Given information
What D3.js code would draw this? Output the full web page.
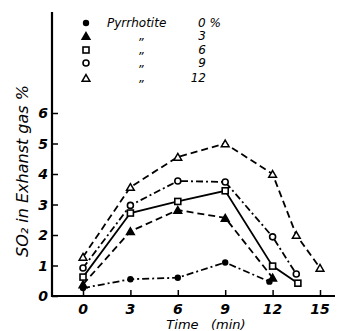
<!DOCTYPE html>
<html><head><meta charset="utf-8">
<script src="https://cdn.jsdelivr.net/npm/d3@7"></script>
<style>body{margin:0;background:#fff}svg{display:block}text{font-family:"DejaVu Sans",sans-serif;font-style:italic;fill:#000}</style>
</head><body><svg id="c" width="349" height="331"></svg>
<script>
const xTicks = [0, 3, 6, 9, 12, 15];
const yTicks = [0, 1, 2, 3, 4, 5, 6];
const legendLabels = ["Pyrrhotite", "\u201E", "\u201E", "\u201E", "\u201E"];
const legendPct = ["0 %", "3", "6", "9", "12"];
const s0_t = [0, 3, 6, 9, 11.8];
const s0_v = [0.26, 0.55, 0.6, 1.1, 0.47];
const s3_t = [0, 3, 6, 9, 12];
const s3_v = [0.38, 2.12, 2.82, 2.56, 0.6];
const s6_t = [0, 3, 6, 9, 12, 13.6];
const s6_v = [0.62, 2.72, 3.1, 3.45, 0.98, 0.42];
const s9_t = [0, 3, 6, 9, 12, 13.5];
const s9_v = [0.92, 2.97, 3.77, 3.74, 1.94, 0.72];
const s12_t = [0, 3, 6, 9, 12, 13.5, 15];
const s12_v = [1.28, 3.57, 4.56, 5.0, 4.0, 2.0, 0.92];

const series = [
  {t:s0_t, v:s0_v, marker:"fcircle", dash:"7,3,2,3"},
  {t:s3_t, v:s3_v, marker:"ftri", dash:"7,4"},
  {t:s6_t, v:s6_v, marker:"square", dash:null},
  {t:s9_t, v:s9_v, marker:"circle", dash:"7,3,2,3"},
  {t:s12_t, v:s12_v, marker:"tri", dash:"7,4"}
];

const svg = d3.select("#c");
const x = d3.scaleLinear().domain([0, 15]).range([83, 320]);
const y = d3.scaleLinear().domain([0, 6]).range([296, 113]);

svg.append("line").attr("x1",52).attr("x2",52).attr("y1",12).attr("y2",297).attr("stroke","#000").attr("stroke-width",2.2);
svg.append("line").attr("x1",51).attr("x2",335).attr("y1",296).attr("y2",296).attr("stroke","#000").attr("stroke-width",2);

const yAxis = d3.axisRight(y).tickValues(yTicks).tickSize(6).tickFormat("");
svg.append("g").attr("transform","translate(52,0)").call(yAxis)
  .call(g=>g.select(".domain").remove())
  .call(g=>g.selectAll(".tick line").attr("stroke","#000").attr("stroke-width",1.5));
yTicks.forEach(t=>{
  svg.append("text").attr("x",48).attr("y",y(t)+5).attr("text-anchor","end")
    .attr("font-size",14).attr("font-weight","bold").text(t);
});
const xAxis = d3.axisTop(x).tickValues(xTicks).tickSize(6).tickFormat("");
svg.append("g").attr("transform","translate(0,296)").call(xAxis)
  .call(g=>g.select(".domain").remove())
  .call(g=>g.selectAll(".tick line").attr("stroke","#000").attr("stroke-width",1.5));
xTicks.forEach(t=>{
  svg.append("text").attr("x",x(t)).attr("y",314).attr("text-anchor","middle")
    .attr("font-size",14).attr("font-weight","bold").text(t);
});

svg.append("text").attr("x",206).attr("y",329).attr("text-anchor","middle")
  .attr("font-size",13).attr("xml:space","preserve").text("Time   (min)");
svg.append("text").attr("transform","translate(28,171) rotate(-90)").attr("text-anchor","middle")
  .attr("font-size",16).text("SO\u2082 in Exhanst gas %");

function marker(g, type, cx, cy){
  if(type==="fcircle") g.append("circle").attr("cx",cx).attr("cy",cy).attr("r",3.2).attr("fill","#000");
  else if(type==="circle") g.append("circle").attr("cx",cx).attr("cy",cy).attr("r",3).attr("fill","#fff").attr("stroke","#000").attr("stroke-width",1.6);
  else if(type==="square") g.append("rect").attr("x",cx-3).attr("y",cy-3).attr("width",6).attr("height",6).attr("fill","#fff").attr("stroke","#000").attr("stroke-width",1.6);
  else {
    const p = d3.symbol().type(d3.symbolTriangle).size(26)();
    g.append("path").attr("d",p).attr("transform",`translate(${cx},${cy+1})`)
      .attr("fill", type==="ftri" ? "#000" : "#fff").attr("stroke","#000").attr("stroke-width",1.5);
  }
}

const line = d3.line().x(d=>x(d[0])).y(d=>y(d[1]));
series.forEach(s=>{
  const pts = s.t.map((t,i)=>[t, s.v[i]]);
  svg.append("path").attr("d",line(pts)).attr("fill","none").attr("stroke","#000")
    .attr("stroke-width",1.8).attr("stroke-dasharray",s.dash);
});
series.forEach(s=>{
  s.t.forEach((t,i)=>marker(svg, s.marker, x(t), y(s.v[i])));
});

const ly = [23, 36, 50, 63, 78];
series.forEach((s,i)=>{
  marker(svg, s.marker, 86, ly[i]);
  svg.append("text").attr("x", i===0 ? 107 : 142).attr("y", ly[i]+4)
    .attr("text-anchor", i===0 ? "start" : "middle").attr("font-size",12).text(legendLabels[i]);
  svg.append("text").attr("x", i===0 ? 198 : 206).attr("y", ly[i]+4)
    .attr("text-anchor", i===0 ? "start" : "end").attr("font-size",12).text(legendPct[i]);
});
</script></body></html>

Given instruction
Reproduce the material in full, word for word, and omit the pictures.

Solution
What D3.js code would draw this? Output the full web page.
<!DOCTYPE html>
<html><head><meta charset="utf-8">
<script src="https://cdn.jsdelivr.net/npm/d3@7"></script>
<style>body{margin:0;background:#fff}svg{display:block}text{font-family:"DejaVu Sans",sans-serif;font-style:italic;fill:#000}</style>
</head><body><svg id="c" width="349" height="331"></svg>
<script>
const xTicks = [0, 3, 6, 9, 12, 15];
const yTicks = [0, 1, 2, 3, 4, 5, 6];
const legendLabels = ["Pyrrhotite", "\u201E", "\u201E", "\u201E", "\u201E"];
const legendPct = ["0 %", "3", "6", "9", "12"];
const s0_t = [0, 3, 6, 9, 11.8];
const s0_v = [0.26, 0.55, 0.6, 1.1, 0.47];
const s3_t = [0, 3, 6, 9, 12];
const s3_v = [0.38, 2.12, 2.82, 2.56, 0.6];
const s6_t = [0, 3, 6, 9, 12, 13.6];
const s6_v = [0.62, 2.72, 3.1, 3.45, 0.98, 0.42];
const s9_t = [0, 3, 6, 9, 12, 13.5];
const s9_v = [0.92, 2.97, 3.77, 3.74, 1.94, 0.72];
const s12_t = [0, 3, 6, 9, 12, 13.5, 15];
const s12_v = [1.28, 3.57, 4.56, 5.0, 4.0, 2.0, 0.92];

const series = [
  {t:s0_t, v:s0_v, marker:"fcircle", dash:"7,3,2,3"},
  {t:s3_t, v:s3_v, marker:"ftri", dash:"7,4"},
  {t:s6_t, v:s6_v, marker:"square", dash:null},
  {t:s9_t, v:s9_v, marker:"circle", dash:"7,3,2,3"},
  {t:s12_t, v:s12_v, marker:"tri", dash:"7,4"}
];

const svg = d3.select("#c");
const x = d3.scaleLinear().domain([0, 15]).range([83, 320]);
const y = d3.scaleLinear().domain([0, 6]).range([296, 113]);

svg.append("line").attr("x1",52).attr("x2",52).attr("y1",12).attr("y2",297).attr("stroke","#000").attr("stroke-width",2.2);
svg.append("line").attr("x1",51).attr("x2",335).attr("y1",296).attr("y2",296).attr("stroke","#000").attr("stroke-width",2);

const yAxis = d3.axisRight(y).tickValues(yTicks).tickSize(6).tickFormat("");
svg.append("g").attr("transform","translate(52,0)").call(yAxis)
  .call(g=>g.select(".domain").remove())
  .call(g=>g.selectAll(".tick line").attr("stroke","#000").attr("stroke-width",1.5));
yTicks.forEach(t=>{
  svg.append("text").attr("x",48).attr("y",y(t)+5).attr("text-anchor","end")
    .attr("font-size",14).attr("font-weight","bold").text(t);
});
const xAxis = d3.axisTop(x).tickValues(xTicks).tickSize(6).tickFormat("");
svg.append("g").attr("transform","translate(0,296)").call(xAxis)
  .call(g=>g.select(".domain").remove())
  .call(g=>g.selectAll(".tick line").attr("stroke","#000").attr("stroke-width",1.5));
xTicks.forEach(t=>{
  svg.append("text").attr("x",x(t)).attr("y",314).attr("text-anchor","middle")
    .attr("font-size",14).attr("font-weight","bold").text(t);
});

svg.append("text").attr("x",206).attr("y",329).attr("text-anchor","middle")
  .attr("font-size",13).attr("xml:space","preserve").text("Time   (min)");
svg.append("text").attr("transform","translate(28,171) rotate(-90)").attr("text-anchor","middle")
  .attr("font-size",16).text("SO\u2082 in Exhanst gas %");

function marker(g, type, cx, cy){
  if(type==="fcircle") g.append("circle").attr("cx",cx).attr("cy",cy).attr("r",3.2).attr("fill","#000");
  else if(type==="circle") g.append("circle").attr("cx",cx).attr("cy",cy).attr("r",3).attr("fill","#fff").attr("stroke","#000").attr("stroke-width",1.6);
  else if(type==="square") g.append("rect").attr("x",cx-3).attr("y",cy-3).attr("width",6).attr("height",6).attr("fill","#fff").attr("stroke","#000").attr("stroke-width",1.6);
  else {
    const p = d3.symbol().type(d3.symbolTriangle).size(26)();
    g.append("path").attr("d",p).attr("transform",`translate(${cx},${cy+1})`)
      .attr("fill", type==="ftri" ? "#000" : "#fff").attr("stroke","#000").attr("stroke-width",1.5);
  }
}

const line = d3.line().x(d=>x(d[0])).y(d=>y(d[1]));
series.forEach(s=>{
  const pts = s.t.map((t,i)=>[t, s.v[i]]);
  svg.append("path").attr("d",line(pts)).attr("fill","none").attr("stroke","#000")
    .attr("stroke-width",1.8).attr("stroke-dasharray",s.dash);
});
series.forEach(s=>{
  s.t.forEach((t,i)=>marker(svg, s.marker, x(t), y(s.v[i])));
});

const ly = [23, 36, 50, 63, 78];
series.forEach((s,i)=>{
  marker(svg, s.marker, 86, ly[i]);
  svg.append("text").attr("x", i===0 ? 107 : 142).attr("y", ly[i]+4)
    .attr("text-anchor", i===0 ? "start" : "middle").attr("font-size",12).text(legendLabels[i]);
  svg.append("text").attr("x", i===0 ? 198 : 206).attr("y", ly[i]+4)
    .attr("text-anchor", i===0 ? "start" : "end").attr("font-size",12).text(legendPct[i]);
});
</script></body></html>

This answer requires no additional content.